Douglas County clerk and recorder Jack Arrowsmith said he welcomed the help and said he was reviewing procedures to make sure last fall’s problems are not repeated.

Election officials in Pueblo and Montrose counties did not immediately return calls.

Denver—the state’s largest city, with a consolidated city-county government—has a municipal election in May, but that will be conducted by mail, avoiding at least some of November’s problems.

The other counties’ next scheduled elections are November 2007.

Coffman said Attorney General John Suthers told him he has the authority under state election laws to set up the watch list and send in monitors. The law requires the secretary of state to “ensure the integrity of elections.”

Coffman said the Help America Vote Act passed by Congress in 2002 after problems in the 2000 presidential election gave state government a greater role in overseeing and coordinating elections.

Denver election officials said software that was supposed to verify voter eligibility stalled during the November election, creating hours-long waits at new voting centers. Final results were delayed for a week when misprinted absentee ballots forced officials to sort them by hand and a counting scanner broke down. Denver got so far behind that police officers were called in to sort ballots.

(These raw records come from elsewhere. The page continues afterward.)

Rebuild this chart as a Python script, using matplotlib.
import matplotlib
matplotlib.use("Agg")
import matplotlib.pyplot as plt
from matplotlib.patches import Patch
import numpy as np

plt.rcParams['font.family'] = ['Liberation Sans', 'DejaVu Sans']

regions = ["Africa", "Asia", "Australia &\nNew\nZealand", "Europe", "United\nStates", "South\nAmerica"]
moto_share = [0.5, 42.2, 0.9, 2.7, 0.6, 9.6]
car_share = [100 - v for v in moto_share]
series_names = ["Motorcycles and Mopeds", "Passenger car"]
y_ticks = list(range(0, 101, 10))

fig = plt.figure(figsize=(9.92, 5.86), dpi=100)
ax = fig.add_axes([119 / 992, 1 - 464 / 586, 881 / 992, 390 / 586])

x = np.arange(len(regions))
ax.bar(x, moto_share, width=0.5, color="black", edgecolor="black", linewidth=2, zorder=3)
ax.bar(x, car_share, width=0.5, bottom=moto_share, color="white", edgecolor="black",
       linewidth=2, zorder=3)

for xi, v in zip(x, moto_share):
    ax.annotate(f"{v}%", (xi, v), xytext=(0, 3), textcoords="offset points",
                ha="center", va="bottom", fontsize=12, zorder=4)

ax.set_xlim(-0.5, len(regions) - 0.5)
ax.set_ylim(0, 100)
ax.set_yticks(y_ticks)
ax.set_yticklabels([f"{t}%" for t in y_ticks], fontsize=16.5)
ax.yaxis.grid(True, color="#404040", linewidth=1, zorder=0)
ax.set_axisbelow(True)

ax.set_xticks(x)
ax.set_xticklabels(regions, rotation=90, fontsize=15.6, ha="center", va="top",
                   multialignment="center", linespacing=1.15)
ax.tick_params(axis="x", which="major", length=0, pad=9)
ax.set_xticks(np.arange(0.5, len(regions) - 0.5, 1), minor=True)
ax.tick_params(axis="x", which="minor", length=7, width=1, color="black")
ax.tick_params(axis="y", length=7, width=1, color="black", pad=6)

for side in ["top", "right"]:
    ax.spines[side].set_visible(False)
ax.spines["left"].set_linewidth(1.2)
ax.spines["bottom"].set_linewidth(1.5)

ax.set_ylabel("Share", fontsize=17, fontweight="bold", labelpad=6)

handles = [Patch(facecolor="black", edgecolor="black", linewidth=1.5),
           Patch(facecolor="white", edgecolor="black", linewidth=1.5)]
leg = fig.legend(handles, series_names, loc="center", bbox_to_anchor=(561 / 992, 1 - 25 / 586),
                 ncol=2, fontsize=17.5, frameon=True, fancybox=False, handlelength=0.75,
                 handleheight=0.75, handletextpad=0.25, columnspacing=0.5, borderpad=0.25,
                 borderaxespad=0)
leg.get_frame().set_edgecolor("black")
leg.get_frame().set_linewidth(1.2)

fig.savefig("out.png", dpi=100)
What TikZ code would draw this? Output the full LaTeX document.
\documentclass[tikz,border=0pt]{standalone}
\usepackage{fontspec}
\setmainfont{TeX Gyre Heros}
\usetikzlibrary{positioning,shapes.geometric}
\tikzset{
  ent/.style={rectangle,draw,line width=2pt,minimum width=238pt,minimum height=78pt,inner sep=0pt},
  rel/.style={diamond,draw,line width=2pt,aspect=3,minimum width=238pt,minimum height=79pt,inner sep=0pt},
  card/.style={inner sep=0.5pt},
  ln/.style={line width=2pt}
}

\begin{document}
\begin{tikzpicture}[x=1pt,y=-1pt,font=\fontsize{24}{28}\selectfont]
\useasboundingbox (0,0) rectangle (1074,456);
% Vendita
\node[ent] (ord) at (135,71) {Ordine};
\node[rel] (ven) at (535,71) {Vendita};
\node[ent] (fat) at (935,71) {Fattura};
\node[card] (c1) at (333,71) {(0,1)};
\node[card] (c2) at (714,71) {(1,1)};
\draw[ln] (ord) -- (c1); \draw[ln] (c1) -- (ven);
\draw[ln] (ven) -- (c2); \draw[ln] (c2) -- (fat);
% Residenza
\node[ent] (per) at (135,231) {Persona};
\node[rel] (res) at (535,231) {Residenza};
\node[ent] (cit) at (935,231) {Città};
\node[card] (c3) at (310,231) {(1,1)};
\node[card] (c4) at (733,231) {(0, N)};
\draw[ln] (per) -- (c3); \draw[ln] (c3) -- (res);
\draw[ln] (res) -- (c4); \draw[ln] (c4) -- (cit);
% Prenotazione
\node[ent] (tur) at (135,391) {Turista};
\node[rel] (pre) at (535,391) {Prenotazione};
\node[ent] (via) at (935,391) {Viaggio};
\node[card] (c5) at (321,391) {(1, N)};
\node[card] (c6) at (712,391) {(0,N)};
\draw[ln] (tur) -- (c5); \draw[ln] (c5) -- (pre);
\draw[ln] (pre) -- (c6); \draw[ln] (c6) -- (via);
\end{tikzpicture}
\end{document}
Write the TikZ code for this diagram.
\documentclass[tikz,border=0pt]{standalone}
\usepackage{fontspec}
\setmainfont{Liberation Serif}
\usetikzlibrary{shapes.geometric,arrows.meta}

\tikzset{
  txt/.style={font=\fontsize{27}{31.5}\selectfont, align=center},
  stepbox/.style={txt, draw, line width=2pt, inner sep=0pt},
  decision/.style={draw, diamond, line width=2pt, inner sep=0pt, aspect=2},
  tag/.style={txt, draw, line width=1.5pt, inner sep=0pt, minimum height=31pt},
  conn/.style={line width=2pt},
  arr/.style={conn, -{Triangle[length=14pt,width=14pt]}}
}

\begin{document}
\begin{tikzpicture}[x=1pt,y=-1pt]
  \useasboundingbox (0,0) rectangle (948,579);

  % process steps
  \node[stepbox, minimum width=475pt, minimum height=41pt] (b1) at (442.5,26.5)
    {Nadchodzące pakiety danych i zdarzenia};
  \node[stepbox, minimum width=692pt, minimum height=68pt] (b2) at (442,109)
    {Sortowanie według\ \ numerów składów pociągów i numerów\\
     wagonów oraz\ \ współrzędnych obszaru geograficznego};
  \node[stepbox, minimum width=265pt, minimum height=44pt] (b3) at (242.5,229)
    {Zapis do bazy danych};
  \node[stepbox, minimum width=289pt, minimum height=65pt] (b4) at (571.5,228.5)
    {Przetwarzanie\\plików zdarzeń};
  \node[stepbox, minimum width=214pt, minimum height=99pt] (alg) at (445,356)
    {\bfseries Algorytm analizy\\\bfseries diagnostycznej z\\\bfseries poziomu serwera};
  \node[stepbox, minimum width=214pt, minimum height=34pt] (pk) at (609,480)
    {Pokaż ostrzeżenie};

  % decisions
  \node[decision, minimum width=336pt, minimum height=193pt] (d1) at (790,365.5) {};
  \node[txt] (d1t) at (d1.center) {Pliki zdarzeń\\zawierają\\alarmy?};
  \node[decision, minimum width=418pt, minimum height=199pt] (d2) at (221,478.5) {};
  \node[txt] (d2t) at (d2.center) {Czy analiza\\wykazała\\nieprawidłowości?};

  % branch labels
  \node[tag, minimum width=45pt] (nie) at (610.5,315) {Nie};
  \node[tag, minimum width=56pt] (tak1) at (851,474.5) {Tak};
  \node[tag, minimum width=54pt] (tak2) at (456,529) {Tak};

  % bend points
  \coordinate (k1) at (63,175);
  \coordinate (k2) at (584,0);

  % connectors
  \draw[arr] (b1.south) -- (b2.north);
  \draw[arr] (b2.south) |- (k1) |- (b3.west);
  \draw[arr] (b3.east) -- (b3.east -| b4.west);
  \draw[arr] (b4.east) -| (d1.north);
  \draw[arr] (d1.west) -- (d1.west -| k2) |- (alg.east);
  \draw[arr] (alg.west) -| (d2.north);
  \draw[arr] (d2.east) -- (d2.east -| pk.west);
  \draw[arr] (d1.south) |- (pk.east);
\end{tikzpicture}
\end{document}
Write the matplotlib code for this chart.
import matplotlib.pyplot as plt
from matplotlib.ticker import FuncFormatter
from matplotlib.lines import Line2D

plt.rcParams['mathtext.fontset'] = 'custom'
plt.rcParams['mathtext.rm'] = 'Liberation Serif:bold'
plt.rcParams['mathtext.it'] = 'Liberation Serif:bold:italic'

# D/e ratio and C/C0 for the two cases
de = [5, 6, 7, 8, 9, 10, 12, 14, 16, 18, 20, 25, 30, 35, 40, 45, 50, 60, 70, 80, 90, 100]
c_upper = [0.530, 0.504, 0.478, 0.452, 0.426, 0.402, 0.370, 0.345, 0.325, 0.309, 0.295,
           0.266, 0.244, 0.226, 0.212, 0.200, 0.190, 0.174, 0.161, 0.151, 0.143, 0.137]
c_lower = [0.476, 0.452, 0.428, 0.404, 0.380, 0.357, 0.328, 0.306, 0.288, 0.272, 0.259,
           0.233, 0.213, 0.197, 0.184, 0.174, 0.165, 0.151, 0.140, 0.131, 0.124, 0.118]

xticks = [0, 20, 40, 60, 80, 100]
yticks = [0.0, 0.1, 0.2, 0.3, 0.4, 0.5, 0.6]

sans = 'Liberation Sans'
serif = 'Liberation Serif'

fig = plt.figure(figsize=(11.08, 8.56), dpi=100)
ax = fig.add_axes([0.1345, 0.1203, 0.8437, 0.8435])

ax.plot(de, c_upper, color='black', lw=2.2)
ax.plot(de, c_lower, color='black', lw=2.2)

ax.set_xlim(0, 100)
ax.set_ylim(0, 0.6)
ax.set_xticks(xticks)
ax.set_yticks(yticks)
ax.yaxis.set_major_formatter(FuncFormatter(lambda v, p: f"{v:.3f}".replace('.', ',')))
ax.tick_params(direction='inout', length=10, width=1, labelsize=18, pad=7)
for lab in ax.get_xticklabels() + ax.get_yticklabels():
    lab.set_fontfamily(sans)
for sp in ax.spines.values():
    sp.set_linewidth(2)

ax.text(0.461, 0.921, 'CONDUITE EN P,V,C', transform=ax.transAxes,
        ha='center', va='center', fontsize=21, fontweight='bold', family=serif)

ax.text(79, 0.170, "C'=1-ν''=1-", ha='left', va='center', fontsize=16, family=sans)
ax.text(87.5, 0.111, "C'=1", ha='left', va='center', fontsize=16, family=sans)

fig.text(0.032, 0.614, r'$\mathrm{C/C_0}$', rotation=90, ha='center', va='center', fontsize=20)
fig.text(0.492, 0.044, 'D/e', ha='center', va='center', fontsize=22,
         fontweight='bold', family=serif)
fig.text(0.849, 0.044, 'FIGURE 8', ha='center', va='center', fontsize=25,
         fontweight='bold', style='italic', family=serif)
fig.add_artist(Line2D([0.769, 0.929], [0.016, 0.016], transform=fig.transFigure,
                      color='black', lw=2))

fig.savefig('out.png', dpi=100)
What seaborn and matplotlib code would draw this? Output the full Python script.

In Montrose, a shortage of experienced poll workers working with new voting machines was blamed for programming errors, failures to test the machines and failure to secure the machines.

A secretary of state’s report made public last month accused Montrose County election officials of “flagrant violations” of security procedures but found no evidence of fraud or criminal misconduct.

Coffman said Pueblo needs to set up a system to verify signatures on absentee ballots and Douglas County needs to reduce delays that prevented some people from being able to vote.